A impermanência, a partir da ótica budista, deve ser vista conectada a um outro conceito, a onisciência, conhecida como “a plena atenção”. A onisciência possibilitaria ao seu praticante perceber a impermanência do mundo e assim se libertar de apegos àquilo que em sua essência é variante, e, portanto, causa de sofrimento. Apesar das duas visões serem próximas, o fato de se introduzir o elemento de consciência no processo permite atingir a necessária percepção da variância do mundo.
Segundo o budismo, todos os fenômenos são impermanentes e nada no universo perdura para sempre, tudo se transforma continuamente e caminha para a própria dissolução. Consequentemente, é indicado não nos apegarmos demais às coisas, pois, afinal, todas as coisas são temporárias. O apego gerará, inevitavelmente, sofrimento, dado que nada perdura para sempre.

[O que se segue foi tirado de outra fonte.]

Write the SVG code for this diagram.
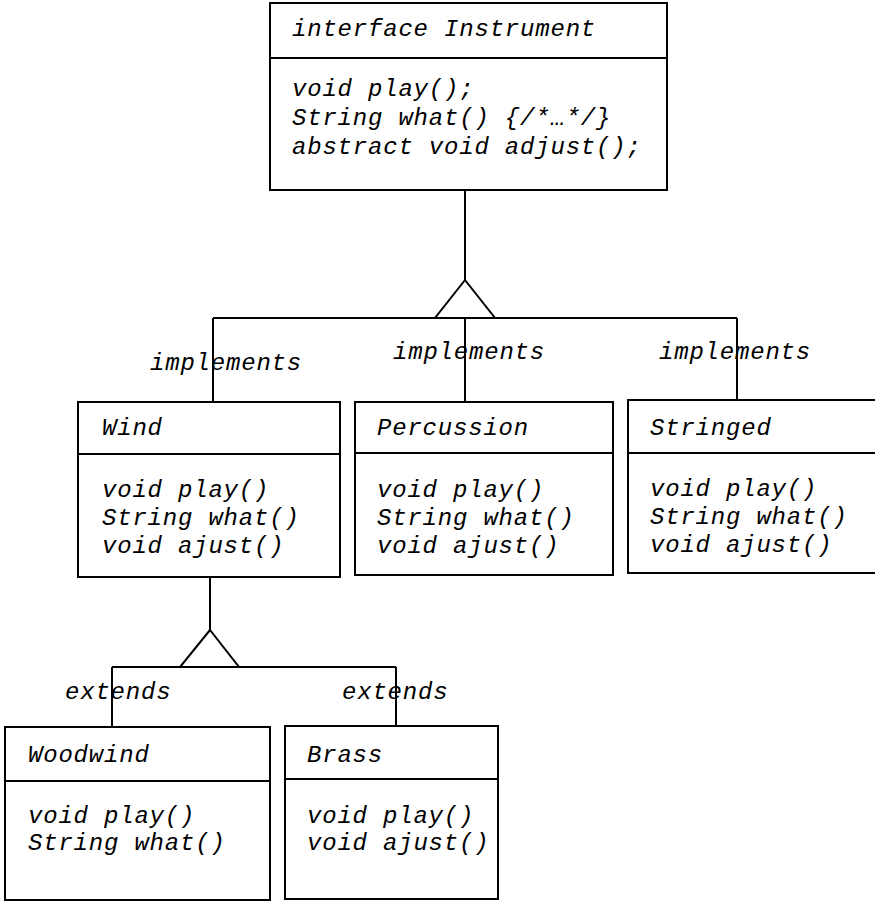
<svg xmlns="http://www.w3.org/2000/svg" width="875" height="903" viewBox="0 0 875 903">
<style>
  .box { fill: #fff; stroke: #000; stroke-width: 2; }
  .div { stroke: #000; stroke-width: 2; }
  .t { font-family: "Liberation Mono", "DejaVu Sans Mono", monospace; font-style: italic; font-size: 24px; letter-spacing: 0.8px; fill: #000; }
  .conn { fill: none; stroke: #000; stroke-width: 2; }
</style>
<rect width="875" height="903" fill="#fff"/>

<g id="Instrument">
  <rect class="box" x="270" y="3" width="397" height="187"/>
  <line class="div" x1="270" y1="58" x2="667" y2="58"/>
  <text class="t" x="292" y="36">interface Instrument</text>
  <text class="t" x="292" y="96">void play();</text>
  <text class="t" x="292" y="125">String what() {/*…*/}</text>
  <text class="t" x="292" y="154">abstract void adjust();</text>
</g>

<g id="Wind">
  <rect class="box" x="78" y="402" width="262" height="175"/>
  <line class="div" x1="78" y1="454" x2="340" y2="454"/>
  <text class="t" x="102" y="435">Wind</text>
  <text class="t" x="102" y="497">void play()</text>
  <text class="t" x="102" y="525">String what()</text>
  <text class="t" x="102" y="553">void ajust()</text>
</g>

<g id="Percussion">
  <rect class="box" x="355" y="402" width="258" height="173"/>
  <line class="div" x1="355" y1="453" x2="613" y2="453"/>
  <text class="t" x="377" y="435">Percussion</text>
  <text class="t" x="377" y="497">void play()</text>
  <text class="t" x="377" y="525">String what()</text>
  <text class="t" x="377" y="553">void ajust()</text>
</g>

<g id="Stringed">
  <rect class="box" x="628" y="400" width="262" height="173"/>
  <line class="div" x1="628" y1="453" x2="890" y2="453"/>
  <text class="t" x="650" y="435">Stringed</text>
  <text class="t" x="650" y="496">void play()</text>
  <text class="t" x="650" y="524">String what()</text>
  <text class="t" x="650" y="552">void ajust()</text>
</g>

<g id="Woodwind">
  <rect class="box" x="5" y="727" width="265" height="173"/>
  <line class="div" x1="5" y1="781" x2="270" y2="781"/>
  <text class="t" x="28" y="762">Woodwind</text>
  <text class="t" x="28" y="823">void play()</text>
  <text class="t" x="28" y="850">String what()</text>
</g>

<g id="Brass">
  <rect class="box" x="285" y="726" width="213" height="173"/>
  <line class="div" x1="285" y1="779" x2="498" y2="779"/>
  <text class="t" x="307" y="762">Brass</text>
  <text class="t" x="307" y="823">void play()</text>
  <text class="t" x="307" y="850">void ajust()</text>
</g>

<g id="connectors">
  <text class="t" x="150" y="370">implements</text>
  <text class="t" x="393" y="359">implements</text>
  <text class="t" x="659" y="359">implements</text>
  <text class="t" x="65" y="699">extends</text>
  <text class="t" x="342" y="699">extends</text>

  <line class="conn" x1="465" y1="190" x2="465" y2="280"/>
  <polygon class="conn" points="465,280 435,318 495,318"/>
  <line class="conn" x1="213" y1="318" x2="737" y2="318"/>
  <line class="conn" x1="213" y1="318" x2="213" y2="402"/>
  <line class="conn" x1="465" y1="318" x2="465" y2="402"/>
  <line class="conn" x1="737" y1="318" x2="737" y2="400"/>

  <line class="conn" x1="210" y1="577" x2="210" y2="630"/>
  <polygon class="conn" points="210,630 180,667 239,667"/>
  <line class="conn" x1="112" y1="667" x2="396" y2="667"/>
  <line class="conn" x1="112" y1="667" x2="112" y2="727"/>
  <line class="conn" x1="396" y1="667" x2="396" y2="726"/>
</g>
</svg>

Os pensamentos acima podem ser traduzidos em três níveis de reconhecimento, detalhados, de forma simples, da seguinte maneira: i) As coisas não duram, isto é, elas, constantemente, surgem e desaparecem. As coisas boas acabam e as coisas ruins acabam, bem como as coisas neutras também acabam; ii) As coisas se transformam, mesmo enquanto elas duram. Elas nunca são as mesmas, elas estão em constante alteração; iii) As coisas não têm sustentação plena ou continuidade absoluta. Embora elas pareçam surgir e se transformar, de fato, esses fenômenos se dão por causas que, por sua vez, também estão sujeitas a transformações e surgimentos-desaparecimentos. Não há uma substância subjacente permanente que perdure por trás de qualquer ocorrência. Claro que o budismo é muito mais profundo e complexo do que a simplificação superficial que este limitado espaço permite e que o autor, inexperiente no tema, alcança. A ideia, quase ingênua, é tentar contribuir para que a nossa quase generalizada angústia possa dar espaço a pensamentos racionais e a imprescindível esperança nas mudanças sempre em curso. Neste momento da história política do país o que mais precisamos é de racionalidade ativa. Que a inspiração, calcada na sabedoria budista, possa ser, eventualmente, útil. Afinal, são reflexões milenares sobre este universo, felizmente em constante transformação. Representações artísticas destes pensamentos podem ser encontradas em diversas obras. Unicamente como ilustração, destaco a canção “Como uma onda”, de Lulu Santos (1983). Quem tiver a oportunidade de rememorá-la agora perceberá que a arte pode ser mais eficiente do que todas estas palavras.